Des témoins de la scène assurent que les hommes sur les photos ne se sont pas rendus, mais sont des civils arrêtés par l'armée. Ces témoins ont par ailleurs dénoncé l'arrestation de mineurs et d'un journaliste, et ont assuré que les personnes interpellées n’avaient rien à voir avec le Hamas. Il n'est pas possible de vérifier indépendamment cette dernière affirmation.
Hani Almadhoun, directeur de la philanthropie à l'Office de secours et de travaux des Nations unies pour les réfugiés de Palestine au Proche-Orient (UNRWA) aux États-Unis, a notamment annoncé sur sa page Facebook et auprès de la chaîne américaine ABC que quatre de ses proches, dont un enfant de 13 ans, avaient été faits prisonniers par l'armée israélienne.
Certains internautes ont aussi fait état d'arrestations de membres de l'UNRWA, donnant une liste de noms de personnes censément interpellées. Contactée par notre rédaction, l'UNRWA a toutefois indiqué “ne pas avoir trouvé de correspondance dans son registre du personnel” avec ces noms.
Le jour-même, le média anglophone spécialisé sur l'actualité du Moyen-Orient The New Arab a aussi dénoncé l'arrestation d'un de ses correspondants, le journaliste Diaa Al-Kahlout.
"Les forces israéliennes à Gaza ont arrêté le journaliste Diaa Al-Kahlout, correspondant du service arabe du New Arab, ainsi que d'autres personnes, dont ses proches", a expliqué le média dans un article publié le 7 décembre, précisant ne pas avoir encore eu de nouvelles de son correspondant.

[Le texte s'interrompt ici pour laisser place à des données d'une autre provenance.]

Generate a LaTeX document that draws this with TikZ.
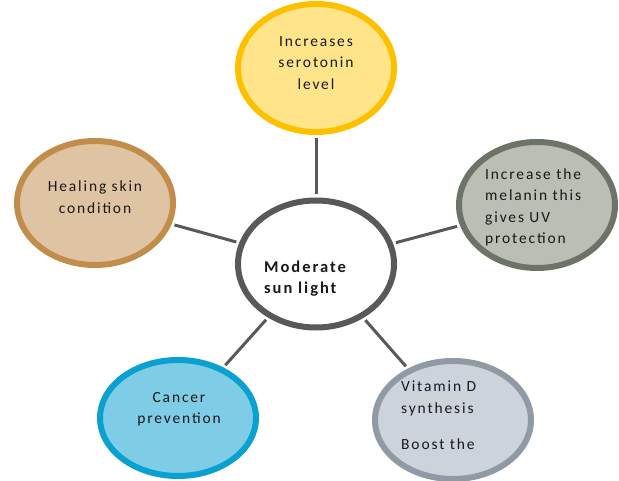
\documentclass[tikz,border=0pt]{standalone}
\usepackage{fontspec}
\usetikzlibrary{shapes.geometric}
\newfontfamily\lblfont{Carlito}[LetterSpace=12]
\definecolor{linegray}{HTML}{595959}
\definecolor{sunBorder}{HTML}{FFC000}
\definecolor{sunFill}{HTML}{FFE48A}
\definecolor{melBorder}{HTML}{6C7367}
\definecolor{melFill}{HTML}{BABEB5}
\definecolor{skinBorder}{HTML}{C28C4A}
\definecolor{skinFill}{HTML}{DFC4A3}
\definecolor{cancBorder}{HTML}{0AA0D0}
\definecolor{cancFill}{HTML}{7ECCE6}
\definecolor{vitBorder}{HTML}{8F9AA5}
\definecolor{vitFill}{HTML}{CDD3DB}
\tikzset{
  bubble/.style={ellipse, draw, line width=6pt, inner sep=0pt,
    minimum width=156pt, minimum height=124pt},
  label/.style={font=\lblfont\fontsize{15.5}{21.5}\selectfont, inner sep=0pt, text=black!90},
  connector/.style={draw=linegray, line width=3pt, shorten <=3pt, shorten >=3pt}
}
\begin{document}
\begin{tikzpicture}[x=1pt,y=-1pt]
  \useasboundingbox (0,0) rectangle (619,481);
  % bubbles
  \node[bubble, draw=linegray, fill=white, minimum height=127pt] (hub) at (316,264) {};
  \node[bubble, draw=sunBorder, fill=sunFill, minimum height=128pt] (sero) at (316,68) {};
  \node[bubble, draw=melBorder, fill=melFill, minimum height=126pt] (mel) at (537,205) {};
  \node[bubble, draw=skinBorder, fill=skinFill, minimum height=124pt] (skin) at (95,203) {};
  \node[bubble, draw=cancBorder, fill=cancFill, minimum height=116pt] (canc) at (178,418) {};
  \node[bubble, draw=vitBorder, fill=vitFill, minimum height=118pt] (vit) at (453,420) {};
  % spokes
  \draw[connector] (hub) -- (sero);
  \draw[connector] (hub) -- (mel);
  \draw[connector] (hub) -- (skin);
  \draw[connector] (hub) -- (canc);
  \draw[connector] (hub) -- (vit);
  % texts
  \node[label, align=center] (tsero) at (316,63) {Increases\\serotonin\\level};
  \node[label, align=center] (tskin) at (95,197) {Healing skin\\condition};
  \node[label, align=left, anchor=west] (tmel) at (485,207.5) {Increase the\\melanin this\\gives UV\\protection};
  \node[label, align=left, anchor=west, font=\lblfont\bfseries\fontsize{16.5}{21.5}\selectfont] (thub) at (264,278.5) {Moderate\\sun light};
  \node[label, align=center] (tcanc) at (179,409) {Cancer\\prevention};
  \node[label, align=left, anchor=west] (tvit) at (401,415) {Vitamin D\\synthesis\\[14.5pt]Boost the};
\end{tikzpicture}
\end{document}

Le Committee to Protect Journalists (CPJ) a aussi demandé à "libérer immédiatement" le journaliste, dès les premières révélations sur son arrestation. Selon l'article du New Arab, la sœur de Diaa Al-Kahlout a déclaré que son frère avait été contraint, sous la menace d'une arme, de quitter sa fille handicapée de sept ans.
"L'armée est allée de porte en porte, de maison en maison"

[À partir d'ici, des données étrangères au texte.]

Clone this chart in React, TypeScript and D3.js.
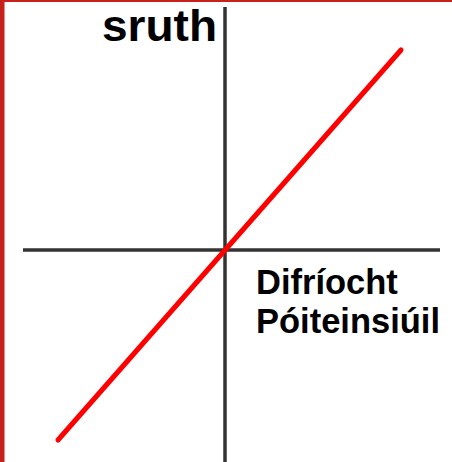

Un témoignage concordant avec celui reçu par la rédaction des Observateurs de France 24, qui a pu entrer en contact avec un journaliste de la Deutsche Welle présent à Gaza, Mohammad Al Kahlout, issu de la même famille que le journaliste de The New Arab, Diaa Al Kahlout.

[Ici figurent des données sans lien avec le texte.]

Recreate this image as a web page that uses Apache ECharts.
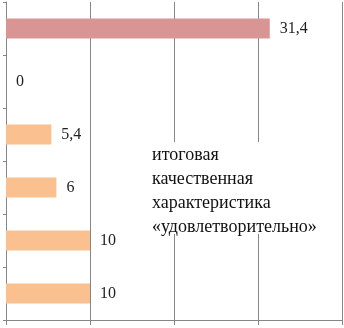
<!DOCTYPE html>
<html>
<head>
<meta charset="utf-8">
<script src="https://cdn.jsdelivr.net/npm/echarts@6/dist/echarts.min.js"></script>
<style>
  html, body { margin: 0; padding: 0; background: #fff; }
  #chart { width: 344px; height: 328px; }
</style>
</head>
<body>
<div id="chart"></div>
<script>
// rows top to bottom
const categories = ['1', '2', '3', '4', '5', '6'];
const values = [31.4, 0, 5.4, 6, 10, 10];
const barColors = ['#D99594', '#FAC090', '#FAC090', '#FAC090', '#FAC090', '#FAC090'];
const noteLines = ['итоговая', 'качественная', 'характеристика', '«удовлетворительно»'];

const chart = echarts.init(document.getElementById('chart'));

chart.setOption({
  animation: false,
  grid: { left: 6, right: 2, top: 2, bottom: 8 },
  xAxis: {
    type: 'value',
    min: 0,
    max: 40,
    interval: 10,
    axisLabel: { show: false },
    axisLine: { show: true, lineStyle: { color: '#868686' } },
    axisTick: { show: true, length: 5, lineStyle: { color: '#868686' } },
    splitLine: { show: true, lineStyle: { color: '#868686', width: 1 } },
  },
  yAxis: {
    type: 'category',
    inverse: true,
    data: categories,
    axisLabel: { show: false },
    axisLine: { show: true, lineStyle: { color: '#868686' } },
    axisTick: { show: true, length: 3, lineStyle: { color: '#868686' } },
  },
  series: [
    {
      type: 'bar',
      barWidth: 20,
      data: values.map((v, i) => ({ value: v, itemStyle: { color: barColors[i] } })),
      label: {
        show: true,
        position: 'right',
        distance: 10,
        fontFamily: 'Liberation Serif',
        fontSize: 16,
        color: '#1f1f1f',
        formatter: (p) => String(p.value).replace('.', ','),
      },
    },
  ],
  graphic: [
    {
      type: 'rect',
      left: 148,
      top: 142,
      shape: { width: 190, height: 92 },
      style: { fill: '#fff' },
      z: 10,
    },
    {
      type: 'text',
      left: 152,
      top: 143,
      z: 11,
      style: {
        text: noteLines.join('\n'),
        fontFamily: 'Liberation Serif',
        fontSize: 18,
        lineHeight: 24,
        fill: '#111',
      },
    },
  ],
});
</script>
</body>
</html>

Originaire de Beit Lahia mais actuellement déplacé à Rafah, Mohammad Al Kahlout a déclaré sur Facebook que l'armée israélienne avait arrêté plusieurs de ses proches.
Ce dernier a aussi partagé auprès de notre rédaction des messages vocaux de sa cousine qui a assisté à la scène et raconte que l'armée israélienne est venue chercher ces prisonniers directement chez eux.
"L'armée est allée de porte en porte, de maison en maison et faisait sortir les habitants", raconte-t-elle dans ce message vocal. "Ensuite, les soldats tapaient aux portails avec la crosse du fusil" ajoute-t-elle. Elle précise aussi que les soldats interpellaient uniquement les hommes et "les ont obligés à se dénuder", avant de les faire sortir dans la rue, comme le montrent les images.
De premiers prisonniers libérés
Vendredi 8 décembre en début d'après-midi, la BBC a indiqué dans un article que de premiers prisonniers avaient été libérés.
Le directeur de la philanthropie à l'UNRWA aux Etats-Unis, Hani Almadhoun a aussi communiqué le 8 décembre en fin de matinée sur la libération de ses proches.
Le journaliste Mohammad Al Kahlout a lui indiqué à France 24 que trois de ses cousins ont aussi été libérés au matin du 8 décembre. Ce vendredi soir, ce dernier a précisé que son oncle, ses frères et le reste de ses cousins étaient encore en détention.
À l'heure où nous publions ces lignes, aucune annonce de libération concernant le journaliste Diaa Al Kahlout n'a été faite.